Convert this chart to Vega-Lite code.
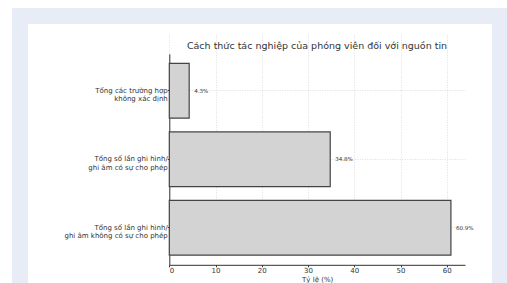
{
  "$schema": "https://vega.github.io/schema/vega-lite/v6.json",
  "width": 480,
  "height": 267,
  "autosize": {"type": "none"},
  "padding": {"left": 20, "top": 16, "right": 7, "bottom": 0},
  "background": "white",
  "config": {
    "view": {"fill": "white", "stroke": "#e8ecf6", "strokeWidth": 16, "strokeDash": [1014, 480], "strokeDashOffset": 267},
    "font": "DejaVu Sans"
  },
  "title": {
    "text": "Cách thức tác nghiệp của phóng viên đối với nguồn tin",
    "fontSize": 9.5,
    "fontWeight": "normal",
    "color": "#333333",
    "anchor": "middle",
    "baseline": "middle",
    "offset": 0,
    "dx": 57,
    "dy": 39
  },
  "data": {
    "values": [
      {"category": "Tổng các trường hợp|không xác định", "pct": 4.3, "label": "4.3%"},
      {"category": "Tổng số lần ghi hình/|ghi âm có sự cho phép", "pct": 34.8, "label": "34.8%"},
      {"category": "Tổng số lần ghi hình/|ghi âm không có sự cho phép", "pct": 60.9, "label": "60.9%"}
    ]
  },
  "encoding": {
    "y": {
      "field": "category",
      "type": "nominal",
      "sort": null,
      "scale": {"range": [37.8, 248.8], "paddingInner": 0.2, "paddingOuter": 0.14},
      "axis": {
        "title": null,
        "orient": "left",
        "offset": -149.3,
        "labelExpr": "split(datum.label, '|')",
        "labelFontSize": 7,
        "labelLineHeight": 8.5,
        "labelColor": "#333333",
        "labelPadding": 0,
        "labelLimit": 300,
        "tickSize": 2,
        "tickColor": "#333333",
        "domainColor": "#333333",
        "domainWidth": 1,
        "grid": true,
        "gridScale": "x",
        "gridColor": "#c8c8c8",
        "gridDash": [1, 1.5],
        "gridWidth": 0.6
      }
    },
    "x": {
      "field": "pct",
      "type": "quantitative",
      "scale": {"domain": [0, 63.945], "range": [149.3, 445], "nice": false, "zero": true},
      "axis": {
        "title": "Tỷ lệ (%)",
        "orient": "bottom",
        "offset": -18.2,
        "values": [0, 10, 20, 30, 40, 50, 60],
        "labelFontSize": 7,
        "labelColor": "#333333",
        "labelPadding": -0.8,
        "tickSize": 2,
        "tickColor": "#333333",
        "domainColor": "#333333",
        "domainWidth": 1,
        "titleFontSize": 7,
        "titleFontWeight": "normal",
        "titleColor": "#333333",
        "titlePadding": 2.5,
        "grid": true,
        "gridScale": "y",
        "gridColor": "#c8c8c8",
        "gridDash": [1, 1.5],
        "gridWidth": 0.6
      }
    }
  },
  "layer": [
    {
      "mark": {"type": "bar", "fill": "#d3d3d3", "stroke": "#444444", "strokeWidth": 1.2}
    },
    {
      "mark": {"type": "text", "align": "left", "baseline": "middle", "dx": 5, "fontSize": 5.5, "color": "#333333"},
      "encoding": {"text": {"field": "label"}}
    }
  ]
}
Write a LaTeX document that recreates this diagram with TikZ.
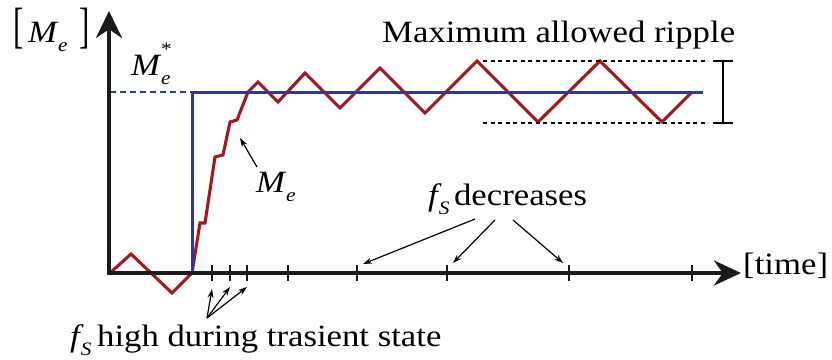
##############################
**Your objective:**
The records above must be transcribed exactly. Pictures are left out of the copy.

**Written response:**
Convert this chart to Vega-Lite code.
{
  "$schema": "https://vega.github.io/schema/vega-lite/v6.json",
  "width": 480,
  "height": 267,
  "autosize": {"type": "none"},
  "padding": {"left": 20, "top": 16, "right": 7, "bottom": 0},
  "background": "white",
  "config": {
    "view": {"fill": "white", "stroke": "#e8ecf6", "strokeWidth": 16, "strokeDash": [1014, 480], "strokeDashOffset": 267},
    "font": "DejaVu Sans"
  },
  "title": {
    "text": "Cách thức tác nghiệp của phóng viên đối với nguồn tin",
    "fontSize": 9.5,
    "fontWeight": "normal",
    "color": "#333333",
    "anchor": "middle",
    "baseline": "middle",
    "offset": 0,
    "dx": 57,
    "dy": 39
  },
  "data": {
    "values": [
      {"category": "Tổng các trường hợp|không xác định", "pct": 4.3, "label": "4.3%"},
      {"category": "Tổng số lần ghi hình/|ghi âm có sự cho phép", "pct": 34.8, "label": "34.8%"},
      {"category": "Tổng số lần ghi hình/|ghi âm không có sự cho phép", "pct": 60.9, "label": "60.9%"}
    ]
  },
  "encoding": {
    "y": {
      "field": "category",
      "type": "nominal",
      "sort": null,
      "scale": {"range": [37.8, 248.8], "paddingInner": 0.2, "paddingOuter": 0.14},
      "axis": {
        "title": null,
        "orient": "left",
        "offset": -149.3,
        "labelExpr": "split(datum.label, '|')",
        "labelFontSize": 7,
        "labelLineHeight": 8.5,
        "labelColor": "#333333",
        "labelPadding": 0,
        "labelLimit": 300,
        "tickSize": 2,
        "tickColor": "#333333",
        "domainColor": "#333333",
        "domainWidth": 1,
        "grid": true,
        "gridScale": "x",
        "gridColor": "#c8c8c8",
        "gridDash": [1, 1.5],
        "gridWidth": 0.6
      }
    },
    "x": {
      "field": "pct",
      "type": "quantitative",
      "scale": {"domain": [0, 63.945], "range": [149.3, 445], "nice": false, "zero": true},
      "axis": {
        "title": "Tỷ lệ (%)",
        "orient": "bottom",
        "offset": -18.2,
        "values": [0, 10, 20, 30, 40, 50, 60],
        "labelFontSize": 7,
        "labelColor": "#333333",
        "labelPadding": -0.8,
        "tickSize": 2,
        "tickColor": "#333333",
        "domainColor": "#333333",
        "domainWidth": 1,
        "titleFontSize": 7,
        "titleFontWeight": "normal",
        "titleColor": "#333333",
        "titlePadding": 2.5,
        "grid": true,
        "gridScale": "y",
        "gridColor": "#c8c8c8",
        "gridDash": [1, 1.5],
        "gridWidth": 0.6
      }
    }
  },
  "layer": [
    {
      "mark": {"type": "bar", "fill": "#d3d3d3", "stroke": "#444444", "strokeWidth": 1.2}
    },
    {
      "mark": {"type": "text", "align": "left", "baseline": "middle", "dx": 5, "fontSize": 5.5, "color": "#333333"},
      "encoding": {"text": {"field": "label"}}
    }
  ]
}
Write a LaTeX document that recreates this diagram with TikZ.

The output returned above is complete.